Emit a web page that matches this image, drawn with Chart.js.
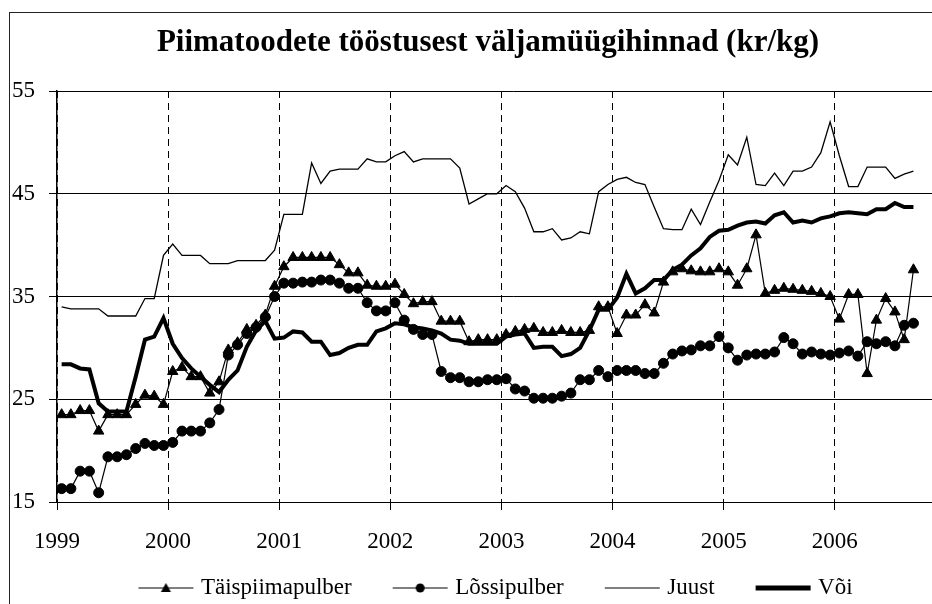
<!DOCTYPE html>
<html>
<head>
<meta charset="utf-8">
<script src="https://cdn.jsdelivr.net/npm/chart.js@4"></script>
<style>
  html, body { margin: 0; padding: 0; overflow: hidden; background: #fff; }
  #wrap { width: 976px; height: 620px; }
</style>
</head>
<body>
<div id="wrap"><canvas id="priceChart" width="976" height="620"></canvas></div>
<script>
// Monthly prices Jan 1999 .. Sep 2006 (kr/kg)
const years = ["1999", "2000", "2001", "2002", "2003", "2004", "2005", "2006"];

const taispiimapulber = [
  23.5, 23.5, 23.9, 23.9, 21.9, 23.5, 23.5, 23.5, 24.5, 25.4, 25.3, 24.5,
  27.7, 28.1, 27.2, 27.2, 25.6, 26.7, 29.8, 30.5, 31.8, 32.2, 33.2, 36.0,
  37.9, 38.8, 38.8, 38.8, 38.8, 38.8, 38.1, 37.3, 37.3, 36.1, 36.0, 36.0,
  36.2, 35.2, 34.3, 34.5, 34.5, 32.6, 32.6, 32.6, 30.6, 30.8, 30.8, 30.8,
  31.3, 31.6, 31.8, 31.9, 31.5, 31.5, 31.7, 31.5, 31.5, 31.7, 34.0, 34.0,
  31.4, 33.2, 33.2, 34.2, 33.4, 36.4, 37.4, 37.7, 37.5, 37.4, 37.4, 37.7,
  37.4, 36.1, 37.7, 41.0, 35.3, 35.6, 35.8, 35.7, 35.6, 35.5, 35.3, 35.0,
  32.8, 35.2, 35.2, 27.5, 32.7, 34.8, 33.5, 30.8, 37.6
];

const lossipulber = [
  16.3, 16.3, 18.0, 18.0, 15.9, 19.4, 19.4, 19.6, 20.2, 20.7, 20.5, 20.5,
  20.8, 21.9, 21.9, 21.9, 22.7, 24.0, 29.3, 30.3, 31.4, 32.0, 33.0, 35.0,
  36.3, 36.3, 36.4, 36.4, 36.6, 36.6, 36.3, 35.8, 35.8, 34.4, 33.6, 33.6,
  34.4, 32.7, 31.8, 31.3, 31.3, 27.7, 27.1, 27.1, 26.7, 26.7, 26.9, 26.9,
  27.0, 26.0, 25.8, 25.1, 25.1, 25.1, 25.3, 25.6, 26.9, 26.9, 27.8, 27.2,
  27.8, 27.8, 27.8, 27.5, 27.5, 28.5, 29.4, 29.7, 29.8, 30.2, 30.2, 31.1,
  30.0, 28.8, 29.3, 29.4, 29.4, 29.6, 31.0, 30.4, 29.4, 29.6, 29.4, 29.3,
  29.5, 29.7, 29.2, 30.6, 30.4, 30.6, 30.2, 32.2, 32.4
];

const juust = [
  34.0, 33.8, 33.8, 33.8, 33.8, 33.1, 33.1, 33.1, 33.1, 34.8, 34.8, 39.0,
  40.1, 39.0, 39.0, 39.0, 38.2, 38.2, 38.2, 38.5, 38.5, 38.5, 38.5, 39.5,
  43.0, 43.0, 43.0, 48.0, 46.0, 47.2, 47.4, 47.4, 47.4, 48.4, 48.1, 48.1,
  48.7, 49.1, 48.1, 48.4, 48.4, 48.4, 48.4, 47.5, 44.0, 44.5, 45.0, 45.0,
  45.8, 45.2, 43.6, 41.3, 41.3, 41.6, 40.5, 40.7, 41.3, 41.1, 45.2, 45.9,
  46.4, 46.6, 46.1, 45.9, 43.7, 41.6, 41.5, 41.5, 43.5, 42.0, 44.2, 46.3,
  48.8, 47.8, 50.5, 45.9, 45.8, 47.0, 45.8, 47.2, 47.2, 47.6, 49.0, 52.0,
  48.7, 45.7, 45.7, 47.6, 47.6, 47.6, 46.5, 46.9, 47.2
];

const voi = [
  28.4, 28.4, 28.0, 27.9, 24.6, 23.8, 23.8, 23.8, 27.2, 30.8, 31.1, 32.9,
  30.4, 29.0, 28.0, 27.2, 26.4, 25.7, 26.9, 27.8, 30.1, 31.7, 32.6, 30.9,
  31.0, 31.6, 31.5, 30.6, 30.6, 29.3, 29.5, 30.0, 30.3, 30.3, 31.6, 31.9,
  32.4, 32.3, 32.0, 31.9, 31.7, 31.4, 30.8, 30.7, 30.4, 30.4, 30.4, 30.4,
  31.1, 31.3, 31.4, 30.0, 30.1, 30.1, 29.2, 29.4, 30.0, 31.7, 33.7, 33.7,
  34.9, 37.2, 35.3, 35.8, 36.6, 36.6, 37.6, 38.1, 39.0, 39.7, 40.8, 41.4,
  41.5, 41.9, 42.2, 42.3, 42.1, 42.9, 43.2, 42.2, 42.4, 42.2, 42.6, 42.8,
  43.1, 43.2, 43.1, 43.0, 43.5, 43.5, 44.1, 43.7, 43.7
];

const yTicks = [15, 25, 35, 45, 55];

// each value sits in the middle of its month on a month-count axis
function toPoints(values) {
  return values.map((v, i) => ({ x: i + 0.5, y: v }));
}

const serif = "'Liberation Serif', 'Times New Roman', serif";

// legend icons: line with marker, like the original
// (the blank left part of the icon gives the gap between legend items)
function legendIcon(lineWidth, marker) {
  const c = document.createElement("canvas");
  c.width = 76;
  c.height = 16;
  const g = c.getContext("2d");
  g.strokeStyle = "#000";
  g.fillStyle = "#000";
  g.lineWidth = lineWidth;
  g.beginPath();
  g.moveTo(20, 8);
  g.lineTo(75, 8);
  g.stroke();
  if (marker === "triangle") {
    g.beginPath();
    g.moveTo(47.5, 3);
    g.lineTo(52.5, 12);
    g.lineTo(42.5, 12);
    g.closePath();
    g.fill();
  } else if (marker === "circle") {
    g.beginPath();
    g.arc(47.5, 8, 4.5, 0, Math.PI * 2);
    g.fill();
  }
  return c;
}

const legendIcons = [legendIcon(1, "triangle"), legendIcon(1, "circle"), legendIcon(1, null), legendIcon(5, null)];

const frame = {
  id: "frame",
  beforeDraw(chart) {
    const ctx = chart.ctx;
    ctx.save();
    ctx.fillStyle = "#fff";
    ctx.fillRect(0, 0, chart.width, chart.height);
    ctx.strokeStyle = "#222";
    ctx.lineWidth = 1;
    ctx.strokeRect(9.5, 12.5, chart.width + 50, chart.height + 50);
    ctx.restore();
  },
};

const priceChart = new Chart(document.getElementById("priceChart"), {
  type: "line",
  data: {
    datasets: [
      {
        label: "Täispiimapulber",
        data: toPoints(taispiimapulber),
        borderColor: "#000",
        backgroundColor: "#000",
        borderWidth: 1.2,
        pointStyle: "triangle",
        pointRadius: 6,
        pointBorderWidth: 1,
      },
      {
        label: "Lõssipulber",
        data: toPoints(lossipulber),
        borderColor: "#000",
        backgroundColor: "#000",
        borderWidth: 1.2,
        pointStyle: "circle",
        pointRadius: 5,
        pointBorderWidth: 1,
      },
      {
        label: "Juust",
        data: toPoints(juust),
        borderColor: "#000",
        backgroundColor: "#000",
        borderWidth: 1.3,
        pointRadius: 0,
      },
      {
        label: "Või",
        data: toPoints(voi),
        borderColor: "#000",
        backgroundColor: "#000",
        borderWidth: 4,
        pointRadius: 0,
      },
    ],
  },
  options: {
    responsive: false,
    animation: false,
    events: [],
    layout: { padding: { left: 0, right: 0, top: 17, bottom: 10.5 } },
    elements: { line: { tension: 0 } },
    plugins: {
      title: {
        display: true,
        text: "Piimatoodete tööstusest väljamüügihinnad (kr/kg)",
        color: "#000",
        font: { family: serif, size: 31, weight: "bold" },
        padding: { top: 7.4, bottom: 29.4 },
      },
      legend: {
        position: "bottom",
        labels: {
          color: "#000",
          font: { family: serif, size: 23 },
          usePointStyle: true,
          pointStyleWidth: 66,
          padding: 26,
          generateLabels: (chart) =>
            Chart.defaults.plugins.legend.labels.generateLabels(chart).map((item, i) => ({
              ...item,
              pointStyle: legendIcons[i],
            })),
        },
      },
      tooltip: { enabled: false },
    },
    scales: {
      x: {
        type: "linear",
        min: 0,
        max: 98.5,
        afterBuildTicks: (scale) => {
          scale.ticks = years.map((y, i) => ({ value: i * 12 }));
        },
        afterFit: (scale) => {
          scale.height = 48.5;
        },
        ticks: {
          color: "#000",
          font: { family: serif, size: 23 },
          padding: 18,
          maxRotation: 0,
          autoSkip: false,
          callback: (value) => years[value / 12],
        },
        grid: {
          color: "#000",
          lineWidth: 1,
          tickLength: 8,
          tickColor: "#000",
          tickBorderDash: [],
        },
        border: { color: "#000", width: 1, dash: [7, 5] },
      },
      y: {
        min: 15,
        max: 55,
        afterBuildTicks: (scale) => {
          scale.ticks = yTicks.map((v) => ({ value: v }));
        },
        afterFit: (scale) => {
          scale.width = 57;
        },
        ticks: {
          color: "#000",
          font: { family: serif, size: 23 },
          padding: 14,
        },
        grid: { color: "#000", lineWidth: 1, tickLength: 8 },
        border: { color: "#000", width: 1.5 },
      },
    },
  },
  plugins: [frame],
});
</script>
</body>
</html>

---+---

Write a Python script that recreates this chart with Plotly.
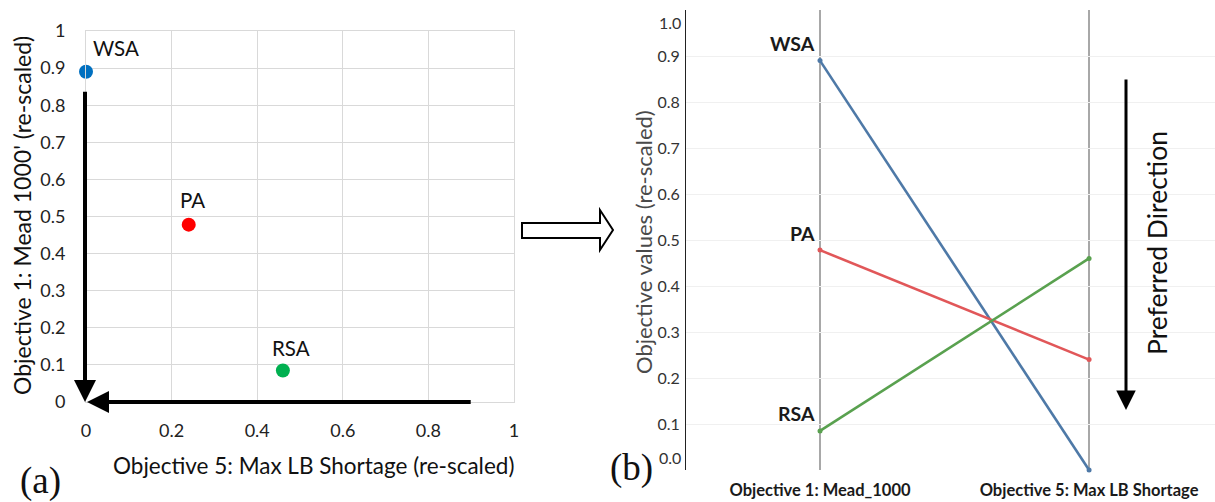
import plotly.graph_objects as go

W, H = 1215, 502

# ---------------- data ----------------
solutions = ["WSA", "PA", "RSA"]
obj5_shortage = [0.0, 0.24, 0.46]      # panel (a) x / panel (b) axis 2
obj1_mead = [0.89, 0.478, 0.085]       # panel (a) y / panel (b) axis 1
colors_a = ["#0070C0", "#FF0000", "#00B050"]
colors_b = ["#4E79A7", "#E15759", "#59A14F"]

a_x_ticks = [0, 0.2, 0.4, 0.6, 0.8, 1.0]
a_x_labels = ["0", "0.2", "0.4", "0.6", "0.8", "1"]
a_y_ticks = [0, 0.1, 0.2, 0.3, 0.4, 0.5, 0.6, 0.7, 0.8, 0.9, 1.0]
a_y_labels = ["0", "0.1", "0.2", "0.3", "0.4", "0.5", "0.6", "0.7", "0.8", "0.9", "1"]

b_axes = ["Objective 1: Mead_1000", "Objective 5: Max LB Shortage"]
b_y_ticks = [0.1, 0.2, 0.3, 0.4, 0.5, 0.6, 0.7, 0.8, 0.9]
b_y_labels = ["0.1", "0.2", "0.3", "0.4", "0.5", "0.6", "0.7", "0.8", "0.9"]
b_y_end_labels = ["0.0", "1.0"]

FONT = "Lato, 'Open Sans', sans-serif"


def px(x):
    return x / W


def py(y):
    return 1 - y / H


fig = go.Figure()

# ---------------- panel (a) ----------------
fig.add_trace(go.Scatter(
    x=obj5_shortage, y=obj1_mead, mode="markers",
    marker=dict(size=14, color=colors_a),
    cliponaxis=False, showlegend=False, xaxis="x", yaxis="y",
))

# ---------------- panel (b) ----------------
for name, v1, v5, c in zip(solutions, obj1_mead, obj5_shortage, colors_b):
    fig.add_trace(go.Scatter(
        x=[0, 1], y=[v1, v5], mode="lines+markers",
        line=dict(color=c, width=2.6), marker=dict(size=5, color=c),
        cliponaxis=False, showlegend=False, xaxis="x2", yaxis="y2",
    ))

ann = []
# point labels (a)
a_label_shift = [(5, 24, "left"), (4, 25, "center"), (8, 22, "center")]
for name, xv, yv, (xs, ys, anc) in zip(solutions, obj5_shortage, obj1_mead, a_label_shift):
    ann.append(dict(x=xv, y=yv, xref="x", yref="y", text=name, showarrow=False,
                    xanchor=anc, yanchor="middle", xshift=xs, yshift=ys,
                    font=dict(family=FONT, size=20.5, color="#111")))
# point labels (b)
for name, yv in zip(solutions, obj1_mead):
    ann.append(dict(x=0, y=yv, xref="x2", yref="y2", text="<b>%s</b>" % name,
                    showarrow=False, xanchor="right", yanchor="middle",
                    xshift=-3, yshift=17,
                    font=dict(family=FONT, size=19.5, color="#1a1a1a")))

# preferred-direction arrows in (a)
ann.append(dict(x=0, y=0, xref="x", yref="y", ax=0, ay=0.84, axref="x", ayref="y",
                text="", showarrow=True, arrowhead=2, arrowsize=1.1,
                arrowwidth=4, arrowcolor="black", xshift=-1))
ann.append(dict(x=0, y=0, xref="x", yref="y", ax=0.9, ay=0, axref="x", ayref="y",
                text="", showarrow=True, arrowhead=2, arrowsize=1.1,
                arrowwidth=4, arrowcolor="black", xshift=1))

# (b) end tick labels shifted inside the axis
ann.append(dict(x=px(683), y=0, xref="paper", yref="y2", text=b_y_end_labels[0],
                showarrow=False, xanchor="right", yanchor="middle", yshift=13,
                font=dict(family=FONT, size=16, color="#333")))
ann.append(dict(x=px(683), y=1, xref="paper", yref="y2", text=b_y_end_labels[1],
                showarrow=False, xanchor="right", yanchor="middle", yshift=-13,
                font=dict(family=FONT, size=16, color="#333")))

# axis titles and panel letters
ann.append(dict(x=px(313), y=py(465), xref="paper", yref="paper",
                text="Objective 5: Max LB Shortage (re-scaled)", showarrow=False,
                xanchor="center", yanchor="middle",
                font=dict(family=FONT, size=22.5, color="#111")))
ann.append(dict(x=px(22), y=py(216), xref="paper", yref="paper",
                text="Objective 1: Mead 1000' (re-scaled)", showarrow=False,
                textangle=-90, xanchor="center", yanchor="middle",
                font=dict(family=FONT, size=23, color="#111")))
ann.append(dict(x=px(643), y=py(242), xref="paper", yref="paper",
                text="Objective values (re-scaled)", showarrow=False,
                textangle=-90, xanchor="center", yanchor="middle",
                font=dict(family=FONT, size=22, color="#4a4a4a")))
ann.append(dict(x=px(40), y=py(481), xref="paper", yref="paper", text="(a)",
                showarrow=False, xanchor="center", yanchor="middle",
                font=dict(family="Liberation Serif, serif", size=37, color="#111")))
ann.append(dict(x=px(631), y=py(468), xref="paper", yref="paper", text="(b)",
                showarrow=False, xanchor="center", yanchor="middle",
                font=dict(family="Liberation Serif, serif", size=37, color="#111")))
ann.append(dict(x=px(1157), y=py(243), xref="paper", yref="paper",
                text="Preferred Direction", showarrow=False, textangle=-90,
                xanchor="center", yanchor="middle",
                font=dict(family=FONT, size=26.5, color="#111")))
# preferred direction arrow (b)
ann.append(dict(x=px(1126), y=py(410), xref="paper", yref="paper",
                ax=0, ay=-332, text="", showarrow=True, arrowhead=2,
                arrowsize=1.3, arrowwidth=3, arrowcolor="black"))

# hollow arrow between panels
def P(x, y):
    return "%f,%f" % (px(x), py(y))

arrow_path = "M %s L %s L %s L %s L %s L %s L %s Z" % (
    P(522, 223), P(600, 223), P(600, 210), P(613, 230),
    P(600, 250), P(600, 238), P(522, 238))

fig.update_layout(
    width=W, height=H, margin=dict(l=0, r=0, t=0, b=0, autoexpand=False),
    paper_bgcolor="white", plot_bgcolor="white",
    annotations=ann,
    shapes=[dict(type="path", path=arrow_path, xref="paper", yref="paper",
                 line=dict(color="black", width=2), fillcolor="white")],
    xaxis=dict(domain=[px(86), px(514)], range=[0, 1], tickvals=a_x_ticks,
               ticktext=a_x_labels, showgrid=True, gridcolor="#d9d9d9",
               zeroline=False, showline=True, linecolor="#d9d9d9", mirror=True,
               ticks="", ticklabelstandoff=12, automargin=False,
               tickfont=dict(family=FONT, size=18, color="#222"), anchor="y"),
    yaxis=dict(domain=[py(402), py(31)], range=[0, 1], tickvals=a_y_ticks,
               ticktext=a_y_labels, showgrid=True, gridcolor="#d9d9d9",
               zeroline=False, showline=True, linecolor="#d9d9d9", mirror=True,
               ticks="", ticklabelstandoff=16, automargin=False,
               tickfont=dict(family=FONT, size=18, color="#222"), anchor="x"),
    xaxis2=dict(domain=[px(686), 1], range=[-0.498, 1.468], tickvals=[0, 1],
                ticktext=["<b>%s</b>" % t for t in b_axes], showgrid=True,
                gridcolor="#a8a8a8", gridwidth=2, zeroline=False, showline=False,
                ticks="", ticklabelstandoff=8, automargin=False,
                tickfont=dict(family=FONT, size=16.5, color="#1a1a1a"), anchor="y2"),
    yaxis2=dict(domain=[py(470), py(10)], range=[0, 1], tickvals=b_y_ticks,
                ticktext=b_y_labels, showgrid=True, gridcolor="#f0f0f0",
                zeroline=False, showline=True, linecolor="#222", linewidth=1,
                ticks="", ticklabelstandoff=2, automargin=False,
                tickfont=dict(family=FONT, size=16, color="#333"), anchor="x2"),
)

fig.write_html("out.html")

---+---

The task> Pick out lines containing the word "that", each one as written.

Completed task>
Emit a web page that matches this image, drawn with Chart.js.
Write a Python script that recreates this chart with Plotly.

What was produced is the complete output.